Directions.
Your reply should be a single number: how many lines contain the string "matplotlib".

╔══

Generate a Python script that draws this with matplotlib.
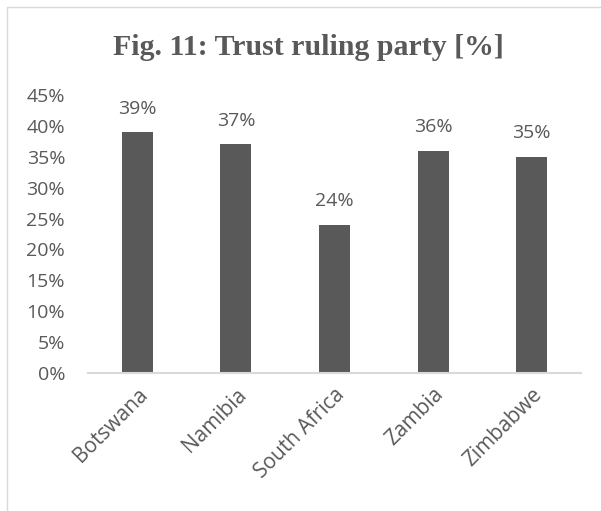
import matplotlib
matplotlib.use("Agg")
import matplotlib.pyplot as plt
from matplotlib.patches import Rectangle
import matplotlib.transforms as mtransforms

categories = ["Botswana", "Namibia", "South Africa", "Zambia", "Zimbabwe"]
values = [39, 37, 24, 36, 35]
yticks = [0, 5, 10, 15, 20, 25, 30, 35, 40, 45]
title = "Fig. 11: Trust ruling party [%]"

txt = "#595959"
W, H = 601, 511
fig = plt.figure(figsize=(W / 100, H / 100), dpi=100)
fig.patches.append(Rectangle((7 / W, -0.1), 1.2, 1 - 7 / H + 0.1, transform=fig.transFigure,
                             fill=False, edgecolor="#d9d9d9", linewidth=1.0))
ax = fig.add_axes([88 / W, 1 - 373 / H, (581 - 88) / W, (373 - 95) / H])
x = range(len(categories))
ax.bar(x, values, width=0.315, color="#595959")
ax.set_xlim(-0.5, len(categories) - 0.5)
ax.set_ylim(0, 45)
ax.set_yticks(yticks)
ax.set_yticklabels([f"{v}%" for v in yticks], fontsize=14, color=txt, family="Open Sans")
ax.set_xticks(list(x))
ax.set_xticklabels(categories, fontsize=15, color=txt, family="Open Sans",
                   rotation=45, ha="right", va="top", rotation_mode="anchor")
offset = mtransforms.ScaledTranslation(-0.6 / 72, -20.8 / 72, fig.dpi_scale_trans)
for lab in ax.get_xticklabels():
    lab.set_transform(lab.get_transform() + offset)
ax.tick_params(axis="y", length=0, pad=16.5)
ax.tick_params(axis="x", length=0, pad=8)
for s in ["top", "right", "left"]:
    ax.spines[s].set_visible(False)
ax.spines["bottom"].set_color("#d9d9d9")
ax.spines["bottom"].set_linewidth(1.5)
for xi, v in zip(x, values):
    ax.annotate(f"{v}%", (xi, v), xytext=(0, 10.4), textcoords="offset points",
                ha="center", va="bottom", fontsize=14, color=txt, family="Open Sans")
fig.text(308 / W, 1 - 55 / H, title, ha="center", va="baseline", fontsize=21.5,
         fontweight="bold", family="Liberation Serif", color=txt)
fig.savefig("out.png", dpi=100, facecolor="white")
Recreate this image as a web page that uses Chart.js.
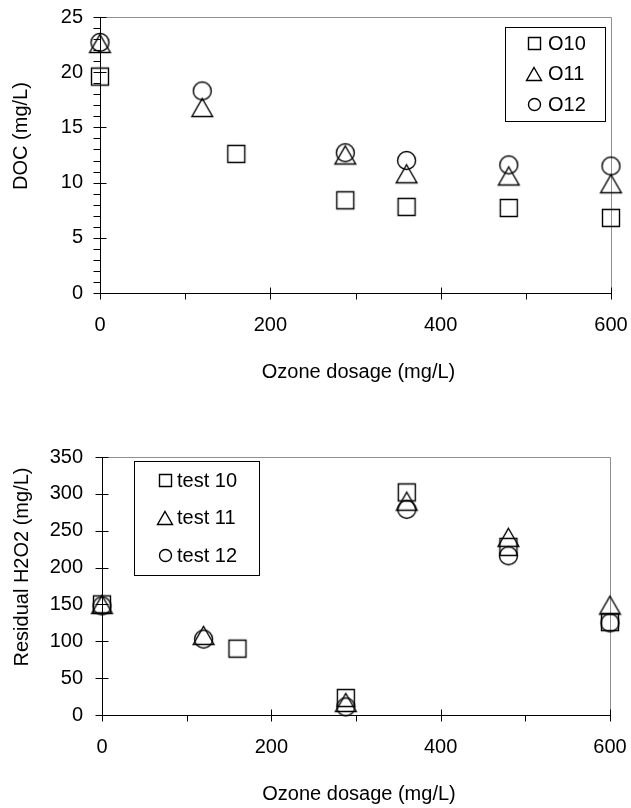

╚══

Task result.
6